• Task: Repeat the material below word for word and leave out all pictures.

------------------------------------------------

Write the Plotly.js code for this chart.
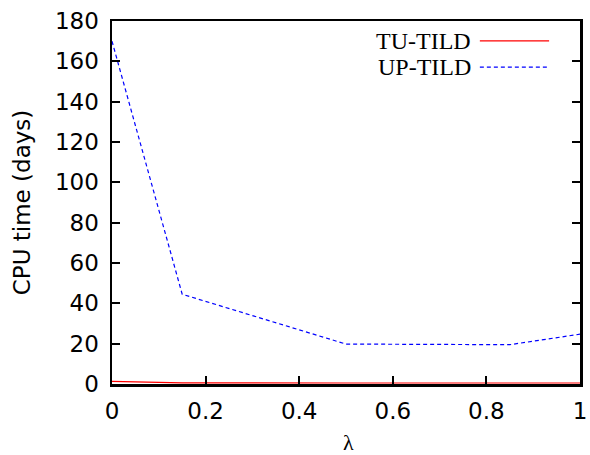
<!DOCTYPE html>
<html>
<head>
<meta charset="utf-8">
<script src="https://cdn.plot.ly/plotly-3.0.1.min.js"></script>
<style>html,body{margin:0;padding:0;background:#fff;}#chart{width:590px;height:455px;}</style>
</head>
<body>
<div id="chart"></div>
<script>
const lambdaValues = [0, 0.15, 0.5, 0.85, 1];
const tuTild = [1.3, 0.6, 0.5, 0.5, 0.5];
const upTild = [170, 44.5, 19.8, 19.5, 24.7];
const seriesNames = ["TU-TILD", "UP-TILD"];
const xTickVals = [0, 0.2, 0.4, 0.6, 0.8, 1];
const xTickText = ["0", "0.2", "0.4", "0.6", "0.8", "1"];
const yTickVals = [0, 20, 40, 60, 80, 100, 120, 140, 160, 180];
const xTitle = "λ";

const tickFont = {family: "DejaVu Sans", size: 23, color: "#000"};
const serif = "Liberation Serif, DejaVu Serif, serif";

const traces = [
  {x: lambdaValues, y: tuTild, name: seriesNames[0], mode: "lines",
   line: {color: "#ff0000", width: 1.2}, showlegend: false, cliponaxis: true},
  {x: lambdaValues, y: upTild, name: seriesNames[1], mode: "lines",
   line: {color: "#0000ff", width: 1.2, dash: "4px,3px"}, showlegend: false, cliponaxis: true}
];

const legY = [0.945, 0.873];
const legColors = ["#ff0000", "#0000ff"];
const legDash = ["solid", "4px,3px"];

const annotations = seriesNames.map((n, i) => ({
  text: n, xref: "paper", yref: "paper", x: 0.771, y: legY[i],
  xanchor: "right", yanchor: "middle", showarrow: false,
  font: {family: serif, size: 24, color: "#000"}
}));
annotations.push({
  text: xTitle, xref: "paper", yref: "paper", x: 0.505, y: -0.16,
  xanchor: "center", yanchor: "middle", showarrow: false,
  font: {family: serif, size: 22, color: "#000"}
});

const layout = {
  width: 590, height: 455,
  margin: {l: 112, r: 10, t: 21, b: 71},
  paper_bgcolor: "#fff", plot_bgcolor: "#fff",
  showlegend: false,
  xaxis: {
    range: [0, 1], tickvals: xTickVals, ticktext: xTickText,
    ticks: "inside", ticklen: 8, tickwidth: 2, tickcolor: "#000",
    showline: true, linecolor: "#000", linewidth: 2.5, mirror: true,
    showgrid: false, zeroline: false, tickfont: tickFont,
    ticklabelstandoff: 5
  },
  yaxis: {
    range: [0, 180], tickvals: yTickVals,
    ticks: "inside", ticklen: 8, tickwidth: 2, tickcolor: "#000",
    showline: true, linecolor: "#000", linewidth: 2.5, mirror: "ticks",
    showgrid: false, zeroline: false, tickfont: tickFont,
    ticklabelstandoff: 6,
    title: {text: "CPU time (days)", font: {family: "DejaVu Sans", size: 23, color: "#000"}, standoff: 18}
  },
  annotations: annotations,
  shapes: seriesNames.map((n, i) => ({
    type: "line", xref: "paper", yref: "paper",
    x0: 0.786, x1: 0.934, y0: legY[i], y1: legY[i],
    line: {color: legColors[i], width: 1.2, dash: legDash[i]}
  }))
};

Plotly.newPlot("chart", traces, layout, {displayModeBar: false, staticPlot: true});
</script>
</body>
</html>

------------------------------------------------

• Expected output:
Write the Plotly.js code for this chart.
<!DOCTYPE html>
<html>
<head>
<meta charset="utf-8">
<script src="https://cdn.plot.ly/plotly-3.0.1.min.js"></script>
<style>html,body{margin:0;padding:0;background:#fff;}#chart{width:590px;height:455px;}</style>
</head>
<body>
<div id="chart"></div>
<script>
const lambdaValues = [0, 0.15, 0.5, 0.85, 1];
const tuTild = [1.3, 0.6, 0.5, 0.5, 0.5];
const upTild = [170, 44.5, 19.8, 19.5, 24.7];
const seriesNames = ["TU-TILD", "UP-TILD"];
const xTickVals = [0, 0.2, 0.4, 0.6, 0.8, 1];
const xTickText = ["0", "0.2", "0.4", "0.6", "0.8", "1"];
const yTickVals = [0, 20, 40, 60, 80, 100, 120, 140, 160, 180];
const xTitle = "λ";

const tickFont = {family: "DejaVu Sans", size: 23, color: "#000"};
const serif = "Liberation Serif, DejaVu Serif, serif";

const traces = [
  {x: lambdaValues, y: tuTild, name: seriesNames[0], mode: "lines",
   line: {color: "#ff0000", width: 1.2}, showlegend: false, cliponaxis: true},
  {x: lambdaValues, y: upTild, name: seriesNames[1], mode: "lines",
   line: {color: "#0000ff", width: 1.2, dash: "4px,3px"}, showlegend: false, cliponaxis: true}
];

const legY = [0.945, 0.873];
const legColors = ["#ff0000", "#0000ff"];
const legDash = ["solid", "4px,3px"];

const annotations = seriesNames.map((n, i) => ({
  text: n, xref: "paper", yref: "paper", x: 0.771, y: legY[i],
  xanchor: "right", yanchor: "middle", showarrow: false,
  font: {family: serif, size: 24, color: "#000"}
}));
annotations.push({
  text: xTitle, xref: "paper", yref: "paper", x: 0.505, y: -0.16,
  xanchor: "center", yanchor: "middle", showarrow: false,
  font: {family: serif, size: 22, color: "#000"}
});

const layout = {
  width: 590, height: 455,
  margin: {l: 112, r: 10, t: 21, b: 71},
  paper_bgcolor: "#fff", plot_bgcolor: "#fff",
  showlegend: false,
  xaxis: {
    range: [0, 1], tickvals: xTickVals, ticktext: xTickText,
    ticks: "inside", ticklen: 8, tickwidth: 2, tickcolor: "#000",
    showline: true, linecolor: "#000", linewidth: 2.5, mirror: true,
    showgrid: false, zeroline: false, tickfont: tickFont,
    ticklabelstandoff: 5
  },
  yaxis: {
    range: [0, 180], tickvals: yTickVals,
    ticks: "inside", ticklen: 8, tickwidth: 2, tickcolor: "#000",
    showline: true, linecolor: "#000", linewidth: 2.5, mirror: "ticks",
    showgrid: false, zeroline: false, tickfont: tickFont,
    ticklabelstandoff: 6,
    title: {text: "CPU time (days)", font: {family: "DejaVu Sans", size: 23, color: "#000"}, standoff: 18}
  },
  annotations: annotations,
  shapes: seriesNames.map((n, i) => ({
    type: "line", xref: "paper", yref: "paper",
    x0: 0.786, x1: 0.934, y0: legY[i], y1: legY[i],
    line: {color: legColors[i], width: 1.2, dash: legDash[i]}
  }))
};

Plotly.newPlot("chart", traces, layout, {displayModeBar: false, staticPlot: true});
</script>
</body>
</html>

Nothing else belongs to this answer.